Thursday, February 21, 2008

About that Carbon Issue

I have worried about many unanswered questions on the concept of a "carbon footprint." Today's New Yorker offers a great deal of enlightenment -- it's long but really worth reading: Big Foot: In measuring carbon emissions, it’s easy to confuse morality and science, by Michael Specter February 25, 2008.

Here are a few of my favorite quotes:
"We all consume electricity generated by burning fossil fuels; most people rely on petroleum for transportation and heat. Emissions from those activities are not hard to quantify. Watching a plasma television for three hours every day contributes two hundred and fifty kilograms of carbon to the atmosphere each year; an LCD television is responsible for less than half that number.
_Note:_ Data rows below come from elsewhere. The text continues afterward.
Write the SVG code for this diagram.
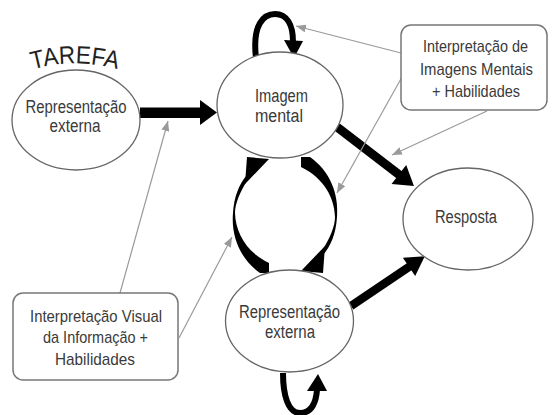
<svg xmlns="http://www.w3.org/2000/svg" width="553" height="415" viewBox="0 0 553 415">
<defs>
<style>
.node ellipse{fill:#fff;stroke:#666;stroke-width:1.3}
.box rect{fill:#fff;stroke:#777;stroke-width:1.5}
text{font-family:"Liberation Sans",Arial,sans-serif;fill:#3a3a3a;font-size:18px;text-anchor:middle}
.box text{font-size:17px}
.tarefa{font-size:25px;fill:#222}
.thin{stroke:#9a9a9a;stroke-width:1.2;fill:none;marker-end:url(#ga)}
.thick{fill:#000}
.loop{fill:none;stroke:#000;stroke-width:6}
</style>
<marker id="ga" viewBox="0 0 10 8" refX="10" refY="4" markerWidth="10" markerHeight="8" markerUnits="userSpaceOnUse" orient="auto">
<path d="M0,0 L10,4 L0,8 z" fill="#9a9a9a"/>
</marker>
<path id="arc" d="M 30,70 Q 75,57 120,70"/>
</defs>
<rect width="553" height="415" fill="#fff"/>

<g id="connectors">
<g class="thick">
<rect x="140" y="107.5" width="62" height="10.5"/>
<polygon points="200,100 217,112.5 200,125"/>
</g>
<g class="thick" transform="translate(337,127) rotate(37.5)">
<rect x="0" y="-4.5" width="80" height="9"/>
<polygon points="78,-12 97,0 78,12"/>
</g>
<g class="thick" transform="translate(351,306) rotate(-34)">
<rect x="0" y="-4.2" width="72" height="8.4"/>
<polygon points="70,-11 89,0 70,11"/>
</g>
<path class="loop" d="M 256,58 C 252,24 264,14 275,14 C 287,14 293,25 293,42"/>
<polygon class="thick" points="284,40 303,41 294,58"/>
<path class="loop" d="M 283,373 C 283,395 288,413 300,413 C 312,413 316,402 317,390"/>
<polygon class="thick" points="307,391 327,391 318,374"/>
<g id="cyc-up" class="thick">
<path d="M 260,273 C 240,259 231,236 233,213 C 234,197 239,184 247,175 L 249,178 C 240,191 235,204 235,213 C 235.5,232 246,252 269,263 L 269,273 Z"/>
<polygon points="247,157 269,159 245,184"/>
</g>
<g id="cyc-down" class="thick" transform="rotate(180 285 215)">
<path d="M 260,273 C 240,259 231,236 233,213 C 234,197 239,184 247,175 L 249,178 C 240,191 235,204 235,213 C 235.5,232 246,252 269,263 L 269,273 Z"/>
<polygon points="247,157 269,159 245,184"/>
</g>
<line class="thin" x1="401" y1="53" x2="296" y2="26"/>
<line class="thin" x1="402" y1="77" x2="337" y2="193"/>
<line class="thin" x1="487" y1="111" x2="392" y2="155"/>
<line class="thin" x1="120" y1="293" x2="168" y2="121"/>
<line class="thin" x1="179" y1="338" x2="232" y2="237"/>
</g>

<g id="tarefa">
<text class="tarefa"><textPath href="#arc" startOffset="50%" textLength="86" lengthAdjust="spacingAndGlyphs">TAREFA</textPath></text>
</g>

<g id="rep-externa-1" class="node">
<ellipse cx="76" cy="120" rx="64" ry="50"/>
<text x="76" y="113" textLength="101" lengthAdjust="spacingAndGlyphs">Representação</text>
<text x="75" y="132" textLength="51" lengthAdjust="spacingAndGlyphs">externa</text>
</g>

<g id="imagem-mental" class="node">
<ellipse cx="280" cy="105" rx="63" ry="53"/>
<text x="281.5" y="102" textLength="53" lengthAdjust="spacingAndGlyphs">Imagem</text>
<text x="279" y="122" textLength="48" lengthAdjust="spacingAndGlyphs">mental</text>
</g>

<g id="rep-externa-2" class="node">
<ellipse cx="289.5" cy="321" rx="64" ry="51"/>
<text x="289.5" y="318" textLength="101" lengthAdjust="spacingAndGlyphs">Representação</text>
<text x="290" y="338" textLength="50" lengthAdjust="spacingAndGlyphs">externa</text>
</g>

<g id="resposta" class="node">
<ellipse cx="468" cy="219" rx="65" ry="51"/>
<text x="466" y="223" textLength="62" lengthAdjust="spacingAndGlyphs">Resposta</text>
</g>

<g id="interp-imagens" class="box">
<rect x="401" y="25" width="146" height="85" rx="10"/>
<text x="475.5" y="52" textLength="105" lengthAdjust="spacingAndGlyphs">Interpretação de</text>
<text x="476.5" y="75" textLength="113" lengthAdjust="spacingAndGlyphs">Imagens Mentais</text>
<text x="476" y="97" textLength="88" lengthAdjust="spacingAndGlyphs">+ Habilidades</text>
</g>

<g id="interp-visual" class="box">
<rect x="13" y="293" width="165" height="87" rx="10"/>
<text x="96" y="322" textLength="132" lengthAdjust="spacingAndGlyphs">Interpretação Visual</text>
<text x="95.5" y="343" textLength="105" lengthAdjust="spacingAndGlyphs">da Informação +</text>
<text x="95" y="365" textLength="80" lengthAdjust="spacingAndGlyphs">Habilidades</text>
</g>
</svg>
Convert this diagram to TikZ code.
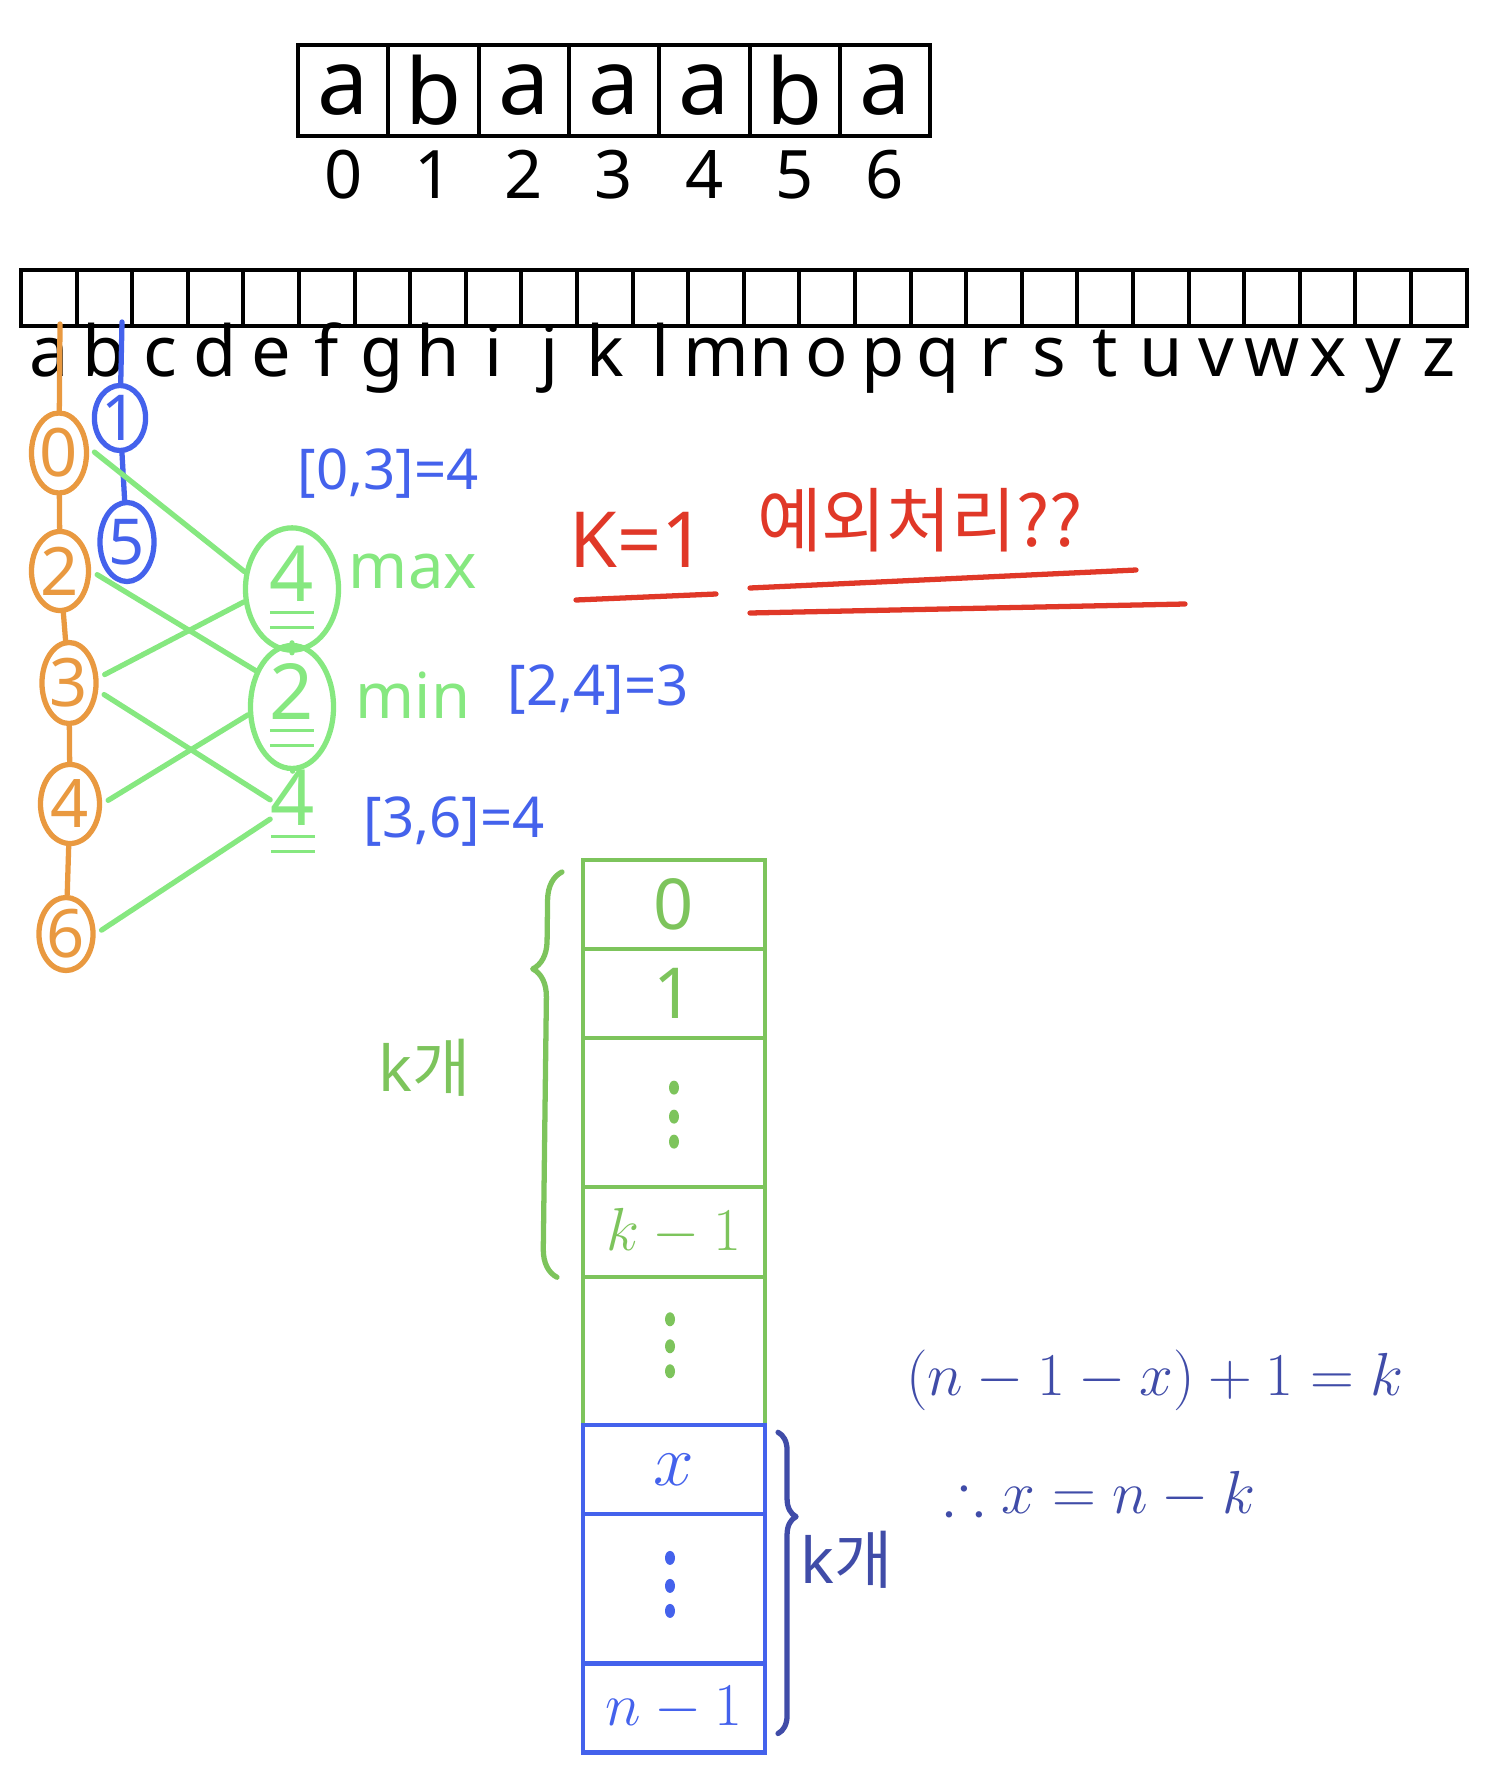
\documentclass[tikz,border=0pt]{standalone}
\usepackage{amsmath,amssymb}
\usepackage{fontspec}
\setmainfont{Noto Sans}
\newfontfamily\krfont{Noto Sans CJK KR}
\usetikzlibrary{shapes.geometric,positioning,calc,decorations.pathreplacing}
\definecolor{orangeink}{RGB}{233,153,64}
\definecolor{blueink}{RGB}{68,98,236}
\definecolor{greenink}{RGB}{134,232,128}
\definecolor{boxgreen}{RGB}{125,196,92}
\definecolor{redink}{RGB}{224,56,40}
\definecolor{navyink}{RGB}{64,76,168}
\newcommand\fs[1]{\fontsize{#1}{#1}\selectfont}
\tikzset{pen/.style={line width=1.5pt,line cap=round,line join=round},
 cell/.style={draw,line width=1.1pt,minimum width=0.903cm,minimum height=0.91cm,
  inner sep=0pt,outer sep=0pt,font=\fs{26}},
 abox/.style={draw,line width=1.1pt,minimum width=0.556cm,minimum height=0.56cm,
  inner sep=0pt,outer sep=0pt},
 idx/.style={anchor=base,font=\fs{19}},
 letter/.style={anchor=base,font=\fs{20}},
 orangenode/.style={pen,draw=orangeink,text=orangeink,ellipse,inner sep=0pt,font=\fs{19}},
 bluenode/.style={pen,draw=blueink,text=blueink,ellipse,inner sep=0pt,font=\fs{18}},
 greennode/.style={pen,draw=greenink,text=greenink,ellipse,inner sep=0pt,font=\fs{22}},
 link/.style={pen,greenink,shorten <=2pt},
 bluelabel/.style={text=blueink,font=\fs{16}},
 greenlabel/.style={text=greenink,font=\fs{18}},
 slot/.style={line width=1.2pt,minimum width=1.82cm,inner sep=0pt,outer sep=0pt,font=\fs{20}},
 navylabel/.style={text=navyink,font=\fs{17}}}

\begin{document}
\begin{tikzpicture}[x=0.01cm,y=-0.01cm]
\useasboundingbox (0,0) rectangle (1488,1788);
% string and its positions
\foreach \ch [count=\i from 0] in {a,b,a,a,a,b,a}{
 \node[cell] (str\i) at ({343.2+90.3*\i},90.5) {\ch};
 \node[idx] (pos\i) at ({343.2+90.3*\i},199) {\i};}
% alphabet table
\foreach \ch [count=\i from 0] in {a,...,z}{
 \node[abox] (c\ch) at ({48.8+55.6*\i},298) {};
 \node[letter] (l\ch) at ({48.8+55.6*\i},376) {\ch};}
% position lists
\coordinate (oa) at (60,324);
\coordinate (ob) at (122,322);
\node[orangenode,minimum width=0.55cm,minimum height=0.8cm] (o0) at (59,453) {0};
\node[orangenode,minimum width=0.57cm,minimum height=0.79cm] (o2) at (60,571) {2};
\node[orangenode,minimum width=0.5cm,minimum height=0.81cm] (o3) at (69,683) {3};
\node[orangenode,minimum width=0.59cm,minimum height=0.79cm] (o4) at (70,804) {4};
\node[orangenode,minimum width=0.54cm,minimum height=0.73cm] (o6) at (66,934) {6};
\node[bluenode,minimum width=0.4cm,minimum height=0.65cm] (b1) at (120,418) {1};
\node[bluenode,minimum width=0.54cm,minimum height=0.79cm] (b5) at (127,542) {5};
\draw[pen,orangeink] (oa) -- (o0) -- (o2) -- (o3) -- (o4) -- (o6);
\draw[pen,blueink] (ob) -- (b1) -- (b5);
% window lengths
\node[greennode,minimum width=0.93cm,minimum height=1.15cm] (gmax) at (292,589) {\underline{\underline{4}}};
\node[greennode,minimum width=0.83cm,minimum height=1.16cm] (gmin) at (292,707) {\underline{\underline{2}}};
\node[text=greenink,inner sep=0pt,font=\fs{22}] (gtail) at (293,813) {\underline{\underline{4}}};
\draw[pen,greenink] (gmax) -- (gmin) -- (gtail);
\draw[link] (o0.10) -- (gmax.160);
\draw[link] (o2.east) -- (gmin.135);
\draw[link] (o3.10) -- (gmax.195);
\draw[link] (o3.-15) -- (gtail.150);
\draw[link] (o4.east) -- (gmin.190);
\draw[link] (o6.east) -- (gtail.195);
\node[bluelabel] (q03) at (388,474) {[0,3]=4};
\node[greenlabel] (lmax) at (413,572) {max};
\node[greenlabel] (lmin) at (413,695) {min};
\node[bluelabel] (q24) at (598,690) {[2,4]=3};
\node[bluelabel] (q36) at (454,822) {[3,6]=4};
% k = 1 note
\node[text=redink,font=\fs{22}] (kone) at (638,540) {K=1};
\node[text=redink,font=\krfont\fs{20}] (exc) at (920,520) {예외처리??};
\coordinate (u1) at (576,600); \coordinate (u2) at (716,594);
\coordinate (u3) at (750,588); \coordinate (u4) at (1136,570);
\coordinate (u5) at (750,613); \coordinate (u6) at (1185,604);
\draw[pen,redink] (u1) -- (u2);
\draw[pen,redink] (u3) -- (u4);
\draw[pen,redink] (u5) -- (u6);
% array of k-th elements
\node[slot,draw=boxgreen,text=boxgreen,minimum height=0.89cm] (r0) at (674,904.5) {0};
\node[slot,draw=boxgreen,text=boxgreen,minimum height=0.89cm,below=0pt of r0] (r1) {1};
\node[slot,draw=boxgreen,minimum height=1.49cm,below=0pt of r1] (r2) {};
\node[slot,draw=boxgreen,text=boxgreen,minimum height=0.9cm,below=0pt of r2,font=\fs{18}] (r3) {$k-1$};
\node[slot,draw=boxgreen,minimum height=1.48cm,below=0pt of r3] (r4) {};
\node[slot,draw=blueink,text=blueink,minimum height=0.89cm,below=0pt of r4] (t0) {$x$};
\node[slot,draw=blueink,minimum height=1.49cm,below=0pt of t0] (t1) {};
\node[slot,draw=blueink,text=blueink,minimum height=0.89cm,below=0pt of t1,font=\fs{18}] (t2) {$n-1$};
\foreach \dy in {-25,4,29} \fill[boxgreen] ($(r2)+(0,\dy)$) ellipse (0.05cm and 0.07cm);
\foreach \dy in {-32,-5,20} \fill[boxgreen] ($(r4)+(-4,\dy)$) ellipse (0.05cm and 0.07cm);
\foreach \dy in {-31,-3,22} \fill[blueink] ($(t1)+(-4,\dy)$) ellipse (0.05cm and 0.07cm);
\draw[pen,boxgreen,decorate,decoration={brace,amplitude=0.28cm,aspect=0.76}]
 ($(r3.south west)+(-26,0)$) -- ($(r0.north west)+(-21,12)$);
\draw[pen,navyink,decorate,decoration={brace,amplitude=0.18cm,aspect=0.28}]
 ($(t0.north east)+(13,7)$) -- ($(t2.south east)+(13,-19)$);
\node[text=boxgreen,font=\fs{18}] (kg) at (425,1068) {k{\krfont 개}};
\node[text=navyink,font=\fs{18}] (kb) at (847,1560) {k{\krfont 개}};
% where the last k start
\node[navylabel] (eq1) at (1155,1380) {$(n-1-x)+1=k$};
\node[navylabel] (eq2) at (1100,1495) {$\therefore x=n-k$};
\end{tikzpicture}
\end{document}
Yet the calculations required to assess the full environmental impact of how we live can be dazzlingly complex."

"Sea-freight emissions are less than a sixtieth of those associated with airplanes, and you don’t have to build highways to berth a ship. Last year, a study of the carbon cost of the global wine trade found that it is actually more 'green' for New Yorkers to drink wine from Bordeaux, which is shipped by sea, than wine from California, sent by truck. That is largely because shipping wine is mostly shipping glass."

"The environmental burden imposed by importing apples from New Zealand to Northern Europe or New York can be lower than if the apples were raised fifty miles away. ... the yield of New Zealand apples far exceeds the yield of those grown in northern climates, so the energy required for farmers to grow the crop is correspondingly lower. It also helps that the electricity in New Zealand is mostly generated by renewable sources, none of which emit large amounts of CO2."

"According to the latest figures, deforestation pushes nearly six billion tons of CO2 into the atmosphere every year. That amounts to thirty million acres—an area half the size of the United Kingdom—chopped down each year. Put another way, according to one recent calculation, during the next twenty-four hours the effect of losing forests in Brazil and Indonesia will be the same as if eight million people boarded airplanes at Heathrow Airport and flew en masse to New York."